A funky fusion instrumental arranged by Brazilian pianist, Eumir Deodato, “Also Sprach Zarathustra (2001)” reached number 2 on the US Billboard Hot 100 singles chart in 1973. The first single on Deodato’s ‘Prelude’ album, the hit song was a rendition of the classical piece by Richard Strauss that was featured in the famous film, ‘2001: A Space Odyssey’.
The jazz-funk rendition was a perfect combination of jazz and disco and made Deodato known around the world. The song also reached number 7 on the UK Singles Chart. On another, completely random note, Eumir Deodato is Stephen Baldwin’s father-in-law.
"Video Killed The Radio Star" by The Buggles
The Buggles were a quirky British New Wave band that covered the popular hit "Video Killed the Radio Star", which you probably remember very well, even though it was released in 1979. The single topped the music charts around the world, in sixteen different countries, to be exact. However, it wasn't just the song that made The Buggles wildly popular, it was its music video.
The very odd, trippy video was actually the first ever music video shown on MTV. What's ironic is that it got its fair share of criticism from viewers that deemed the video way too violent because it featured a TV blowing up in the end scene. It's safe to say that people's definition of violence has dramatically changed over the last 30 years.
"Wildflower" by Skylark
The Vancouver-born Skylark was a known pop/rock band that hit it big with their 1972 single, "Wildflower". The soft rock, southern boogie sounding tune reached number one in Canada and number 9 on the Billboard Hot 100 chart, and Skylark sold over a million copies.

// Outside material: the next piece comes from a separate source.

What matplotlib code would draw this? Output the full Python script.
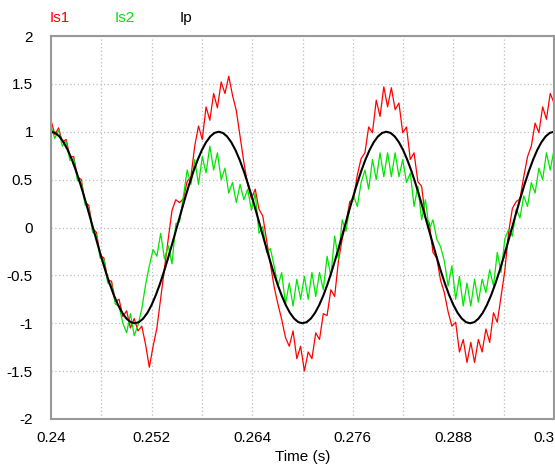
import numpy as np
import matplotlib
matplotlib.use('Agg')
import matplotlib.pyplot as plt

plt.rcParams['font.family'] = ['Liberation Sans', 'DejaVu Sans']

is1 = [1.12, 0.97, 1.04, 0.89, 0.92, 0.74, 0.74, 0.53, 0.50, 0.27,
       0.23, -0.01, -0.05, -0.29, -0.32, -0.55, -0.56, -0.77, -0.75, -0.93,
       -0.87, -1.05, -0.95, -1.08, -1.03, -1.22, -1.46, -1.24, -1.05, -0.74,
       -0.43, -0.12, 0.18, 0.29, 0.26, 0.30, 0.48, 0.53, 0.85, 1.06,
       0.92, 1.26, 1.12, 1.40, 1.25, 1.52, 1.40, 1.58, 1.38, 1.22,
       0.95, 0.68, 0.45, 0.30, 0.40, 0.19, 0.12, -0.13, -0.38, -0.62,
       -0.80, -0.96, -1.15, -1.24, -1.08, -1.37, -1.24, -1.50, -1.30, -1.37,
       -1.10, -1.17, -0.90, -0.92, -0.65, -0.72, -0.35, -0.12, 0.05, 0.27,
       0.30, 0.55, 0.72, 0.78, 1.05, 0.99, 1.33, 1.16, 1.47, 1.26,
       1.46, 1.23, 1.30, 0.99, 1.05, 0.71, 0.78, 0.48, 0.43, 0.10,
       0.05, -0.26, -0.32, -0.55, -0.68, -0.88, -1.03, -0.99, -1.30, -1.17,
       -1.41, -1.20, -1.41, -1.17, -1.30, -1.06, -1.20, -0.89, -0.99, -0.72,
       -0.45, -0.05, 0.20, 0.27, 0.30, 0.53, 0.74, 0.85, 1.09, 0.99,
       1.26, 1.13, 1.40, 1.30]

# Is2 (green), same sampling
is2 = [1.06, 0.93, 1.02, 0.85, 0.90, 0.70, 0.72, 0.49, 0.48, 0.24,
       0.20, -0.05, -0.08, -0.32, -0.34, -0.58, -0.60, -0.80, -0.82, -1.00,
       -1.10, -0.90, -1.13, -1.02, -0.85, -0.60, -0.40, -0.23, -0.30, -0.06,
       -0.33, -0.19, -0.38, 0.04, 0.06, 0.32, 0.60, 0.45, 0.71, 0.45,
       0.74, 0.57, 0.85, 0.60, 0.78, 0.50, 0.62, 0.36, 0.47, 0.26,
       0.45, 0.29, 0.40, 0.18, 0.36, -0.06, 0.01, -0.26, -0.22, -0.40,
       -0.61, -0.47, -0.80, -0.58, -0.82, -0.54, -0.75, -0.51, -0.75, -0.47,
       -0.72, -0.47, -0.65, -0.30, -0.51, -0.09, -0.33, 0.08, -0.04, 0.22,
       0.33, 0.22, 0.47, 0.60, 0.40, 0.71, 0.50, 0.78, 0.53, 0.78,
       0.53, 0.78, 0.53, 0.71, 0.47, 0.57, 0.22, 0.43, 0.08, 0.29,
       -0.02, 0.08, -0.12, -0.20, -0.35, -0.61, -0.40, -0.75, -0.51, -0.82,
       -0.58, -0.82, -0.54, -0.78, -0.54, -0.68, -0.44, -0.61, -0.26, -0.47,
       -0.12, -0.02, -0.09, 0.19, 0.10, 0.33, 0.22, 0.47, 0.36, 0.62,
       0.50, 0.78, 0.60, 0.81]

# Ip (black), every 0.5 ms
ip = [1.000, 0.988, 0.951, 0.891, 0.809, 0.707, 0.588, 0.454, 0.309, 0.156,
      0.000, -0.156, -0.309, -0.454, -0.588, -0.707, -0.809, -0.891, -0.951, -0.988,
      -1.000, -0.988, -0.951, -0.891, -0.809, -0.707, -0.588, -0.454, -0.309, -0.156,
      0.000, 0.156, 0.309, 0.454, 0.588, 0.707, 0.809, 0.891, 0.951, 0.988,
      1.000, 0.988, 0.951, 0.891, 0.809, 0.707, 0.588, 0.454, 0.309, 0.156,
      0.000, -0.156, -0.309, -0.454, -0.588, -0.707, -0.809, -0.891, -0.951, -0.988,
      -1.000, -0.988, -0.951, -0.891, -0.809, -0.707, -0.588, -0.454, -0.309, -0.156,
      0.000, 0.156, 0.309, 0.454, 0.588, 0.707, 0.809, 0.891, 0.951, 0.988,
      1.000, 0.988, 0.951, 0.891, 0.809, 0.707, 0.588, 0.454, 0.309, 0.156,
      0.000, -0.156, -0.309, -0.454, -0.588, -0.707, -0.809, -0.891, -0.951, -0.988,
      -1.000, -0.988, -0.951, -0.891, -0.809, -0.707, -0.588, -0.454, -0.309, -0.156,
      0.000, 0.156, 0.309, 0.454, 0.588, 0.707, 0.809, 0.891, 0.951, 0.988,
      1.000]

x_ticks = [0.24, 0.252, 0.264, 0.276, 0.288, 0.3]
x_labels = ['0.24', '0.252', '0.264', '0.276', '0.288', '0.3']
x_minor = [0.246, 0.258, 0.270, 0.282, 0.294]
y_ticks = [-2, -1.5, -1, -0.5, 0, 0.5, 1, 1.5, 2]
y_labels = ['-2', '-1.5', '-1', '-0.5', '0', '0.5', '1', '1.5', '2']

t = np.linspace(0.24, 0.3, len(is1))
t_ip = np.linspace(0.24, 0.3, len(ip))

fig = plt.figure(figsize=(5.55, 4.68), dpi=100)
ax = fig.add_axes([51/555, 1 - 419/468, 503/555, 383/468])

ax.plot(t, is1, color='#ff0000', lw=0.9)
ax.plot(t, is2, color='#00e600', lw=0.9)
ax.plot(t_ip, ip, color='black', lw=1.5)

ax.set_xlim(0.24, 0.3)
ax.set_ylim(-2, 2)
ax.set_xticks(x_ticks)
ax.set_xticklabels(x_labels)
ax.set_xticks(x_minor, minor=True)
ax.set_yticks(y_ticks)
ax.set_yticklabels(y_labels)
ax.grid(which='both', color='#bdbdbd', linestyle=(0, (1, 2)), lw=0.9)
ax.set_axisbelow(True)
ax.tick_params(which='both', length=0, labelsize=11)
ax.tick_params(axis='x', pad=9)
ax.tick_params(axis='y', pad=13)
# last time label sits inside the frame edge, like the original
ax.get_xticklabels()[-1].set_horizontalalignment('right')
for s in ax.spines.values():
    s.set_color('#999999')
    s.set_linewidth(1.5)

# legend labels across the top, as in the scope window
fig.text(50/555, 1 - 18/468, 'Is1', color='#ff0000', fontsize=11, va='center')
fig.text(115/555, 1 - 18/468, 'Is2', color='#00e600', fontsize=11, va='center')
fig.text(180/555, 1 - 18/468, 'Ip', color='black', fontsize=11, va='center')
fig.text(302.5/555, 1 - 457/468, 'Time (s)', fontsize=11, ha='center', va='center')

fig.savefig('out.png', dpi=100)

Even though the band stopped recording in 1973, "Wildflower" lived on, being sampled by hip hop legends like Tupac and Kanye West decades later.
"Stuck in the Middle With You" by Stealers Wheel
Most people know "Stuck in the Middle With You" from that brilliant, albeit overly violent scene from Tarantino's classic film, 'Reservoir Dogs'. The extremely cheery and catchy tune was recorded by Stealers Wheel in 1973, and it became the Scottish band's ticket to fame. The song topped BBC's 'Top of the Pops' when it was released.
The band's Gerry Rafferty and Joe Egan recorded the song, but they enlisted the help of songwriters Mike Stoller and Jerry Leiber. The pair had helped the king of rock 'n roll himself, Elvis Presley, reach star status back in the day.
"Do You Wanna Make Love" by Peter McCann
This sweetly innocent song about intimacy, written by Peter McCann, was the number 5 song on 1977's Billboard Hot 100 chart. "Do You Wanna Make Love" was so saccharine that even parents wouldn't freak out when they heard it playing on the radio.
Unfortunately, nobody ever heard from Peter McCann again. But hey, he'll always have his hit single.